Levine expects the bill will bring more tech jobs to the city, as well as attract new companies. In addition, the move will help the Department of Finance to save money, as fees on processing credit card payments exceed those made in digital currency.
Moreover, Levine pointed to the decentralized nature of cryptocurrency, which allows higher level of privacy.
“Today you can buy almost anything with Bitcoin,” Levine told The New York Post. “For young, internet-savvy people, it’s become the currency of choice,” he said. “This would convey to the world that New York is on the cutting edge.”
Mark Levine is a democratic member of the New York City Council from the 7th District. He is also a member of such committees as finance, housing and buildings, education, rules, and government operations.
Levine is a graduate of the John F. Kennedy School of Government at Harvard University, where he received a master’s degree in public policy in 1995.

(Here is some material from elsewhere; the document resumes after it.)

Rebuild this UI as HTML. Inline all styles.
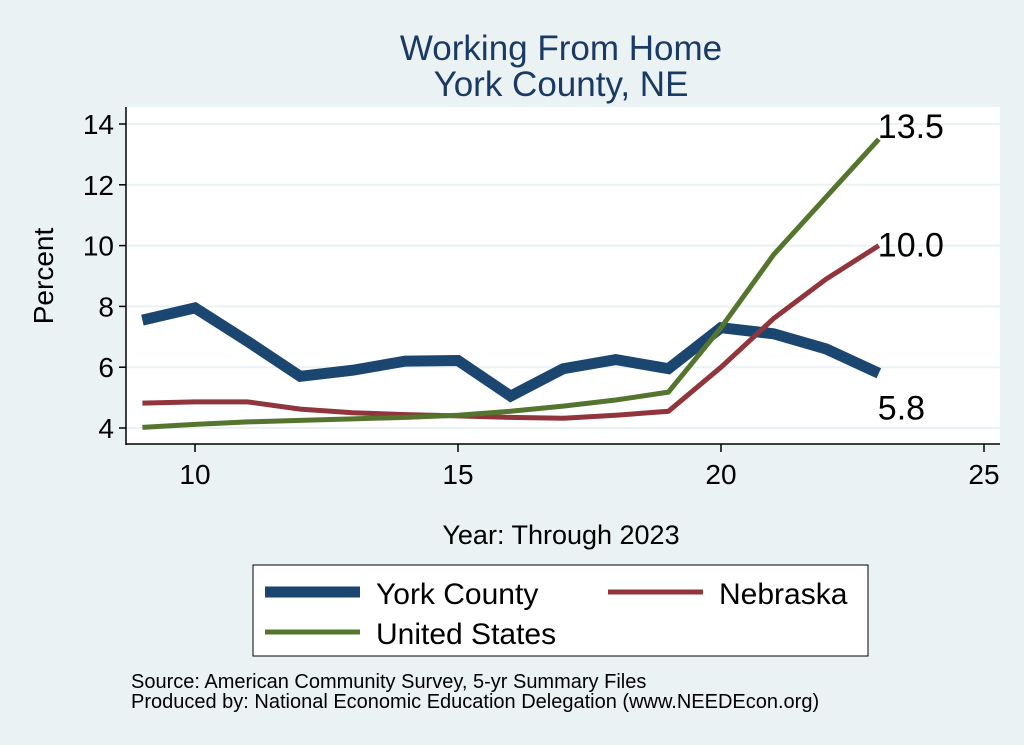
<!DOCTYPE html>
<html><head><meta charset="utf-8"><style>body{margin:0;background:#eaf2f3}svg{display:block}</style></head>
<body>
<svg width="1024" height="745" xmlns="http://www.w3.org/2000/svg" font-family="Liberation Sans, sans-serif">
<rect width="1024" height="745" fill="#eaf2f3"/>
<text x="561" y="60" text-anchor="middle" font-size="35" fill="#1a3a64">Working From Home</text>
<text x="561" y="96" text-anchor="middle" font-size="35" fill="#1a3a64">York County, NE</text>
<rect x="126" y="107" width="874" height="337" fill="#fff"/>
<g id="grid"></g><g id="axes"></g><g id="series"></g>
<text transform="translate(53,276) rotate(-90)" text-anchor="middle" font-size="28" fill="#000">Percent</text>
<text x="561" y="544" text-anchor="middle" font-size="27" fill="#000">Year: Through 2023</text>
<g>
<rect x="253" y="565" width="615" height="91" fill="#fff" stroke="#000" stroke-width="1"/>
<line x1="265" y1="592" x2="360" y2="592" stroke="#1a4670" stroke-width="11"/>
<text x="376" y="604" font-size="30">York County</text>
<line x1="608" y1="592" x2="703" y2="592" stroke="#90353b" stroke-width="5"/>
<text x="719" y="604" font-size="30">Nebraska</text>
<line x1="265" y1="632" x2="360" y2="632" stroke="#55752f" stroke-width="5"/>
<text x="376" y="644" font-size="30">United States</text>
</g>
<text x="131" y="688" font-size="20">Source: American Community Survey, 5-yr Summary Files</text>
<text x="131" y="708" font-size="20">Produced by: National Economic Education Delegation (www.NEEDEcon.org)</text>
</svg>
<script>
const years=[9,10,11,12,13,14,15,16,17,18,19,20,21,22,23];
const york=[7.55,7.95,6.85,5.7,5.9,6.2,6.22,5.05,5.95,6.25,5.95,7.3,7.1,6.6,5.8];
const nebraska=[4.82,4.86,4.86,4.62,4.5,4.44,4.4,4.35,4.32,4.42,4.55,6.0,7.6,8.9,10.0];
const us=[4.02,4.12,4.2,4.25,4.3,4.35,4.42,4.55,4.72,4.92,5.18,7.3,9.7,11.6,13.5];
const yTicks=[4,6,8,10,12,14];
const xTicks=[10,15,20,25];
const NS='http://www.w3.org/2000/svg';
const xs=v=>195+(v-10)*52.6;
const ys=v=>428-(v-4)*30.4;
function mk(t,a,p){const e=document.createElementNS(NS,t);for(const k in a)e.setAttribute(k,a[k]);p.appendChild(e);return e;}
const g=document.getElementById('grid'),ax=document.getElementById('axes'),s=document.getElementById('series');
yTicks.forEach(v=>{
 const l=mk('line',{x1:127,x2:1000,y1:ys(v),y2:ys(v),stroke:'#eaf2f3','stroke-width':2},g);
 
 
 mk('line',{x1:119,x2:126,y1:ys(v),y2:ys(v),stroke:'#000','stroke-width':1.5},ax);
 const t=mk('text',{x:114,y:ys(v)+10,'text-anchor':'end','font-size':28},ax);t.textContent=v;
 
 
});
xTicks.forEach(v=>{
 mk('line',{x1:xs(v),x2:xs(v),y1:444,y2:452,stroke:'#000','stroke-width':1.5},ax);
 const t=mk('text',{x:xs(v),y:484,'text-anchor':'middle','font-size':28},ax);t.textContent=v;
 
 
});
mk('line',{x1:126,x2:126,y1:107,y2:445,stroke:'#000','stroke-width':1.5},ax);
mk('line',{x1:126,x2:1000,y1:444,y2:444,stroke:'#000','stroke-width':1.5},ax);
function line(arr,col,w,name){
 const p=mk('polyline',{points:arr.map((v,i)=>xs(years[i])+','+ys(v)).join(' '),fill:'none',stroke:col,'stroke-width':w,'stroke-linejoin':'miter'},s);
 
 
}
line(york,'#1a4670',11,'york-line');
line(nebraska,'#90353b',5,'nebraska-line');
line(us,'#55752f',5,'us-line');
const last=years.length-1;
[[us,-13,'us-end-label'],[nebraska,-1,'nebraska-end-label'],[york,34,'york-end-label']].forEach(([a,dy,n])=>{
 const t=mk('text',{x:xs(years[last])-1,y:ys(a[last])+12+dy,'font-size':34},s);
 t.textContent=a[last].toFixed(1);
 
 
});
</script>
</body></html>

“The city may enter into agreements with one or more financing agencies to provide for acceptance by the city of bitcoins, via the internet, as an alternate means of payment of fines, civil penalties, fees or charges owed by a person to the city. […] Such fee shall not exceed the cost incurred by the agency or department in connection with such bitcoin transaction,” the bill reads.
According to the document, the bill would take effect 180 days after its enactment.

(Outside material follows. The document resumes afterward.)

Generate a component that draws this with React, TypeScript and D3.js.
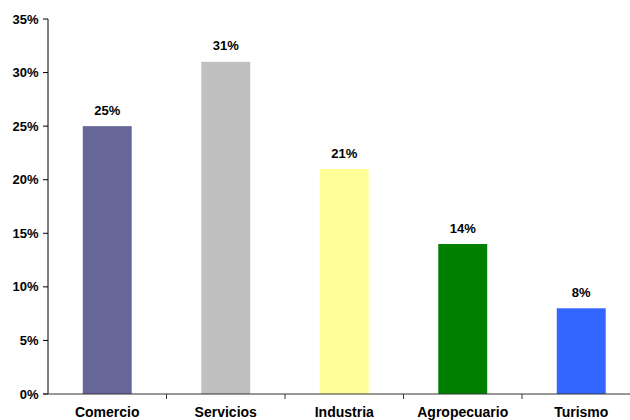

In December 2014, the Department of Finance in New York City carried out a research on alternative means of payment for parking fees with the use of mobile apps, including bitcoin.
Each year, the Department collects about $600 million from parking violations. The ability to pay fines using the mobile phones will help the city to reduce fines it racks up annually from penalties on unpaid violations.
The city still has no exact plans. It has issued a Request for Information that researches data on the potential system for mobile payments.
The municipality of the New York City is not the only one that sees potential in digital currency. Recently, the municipality of Madeira Beach in Florida accepted bitcoin at its marina.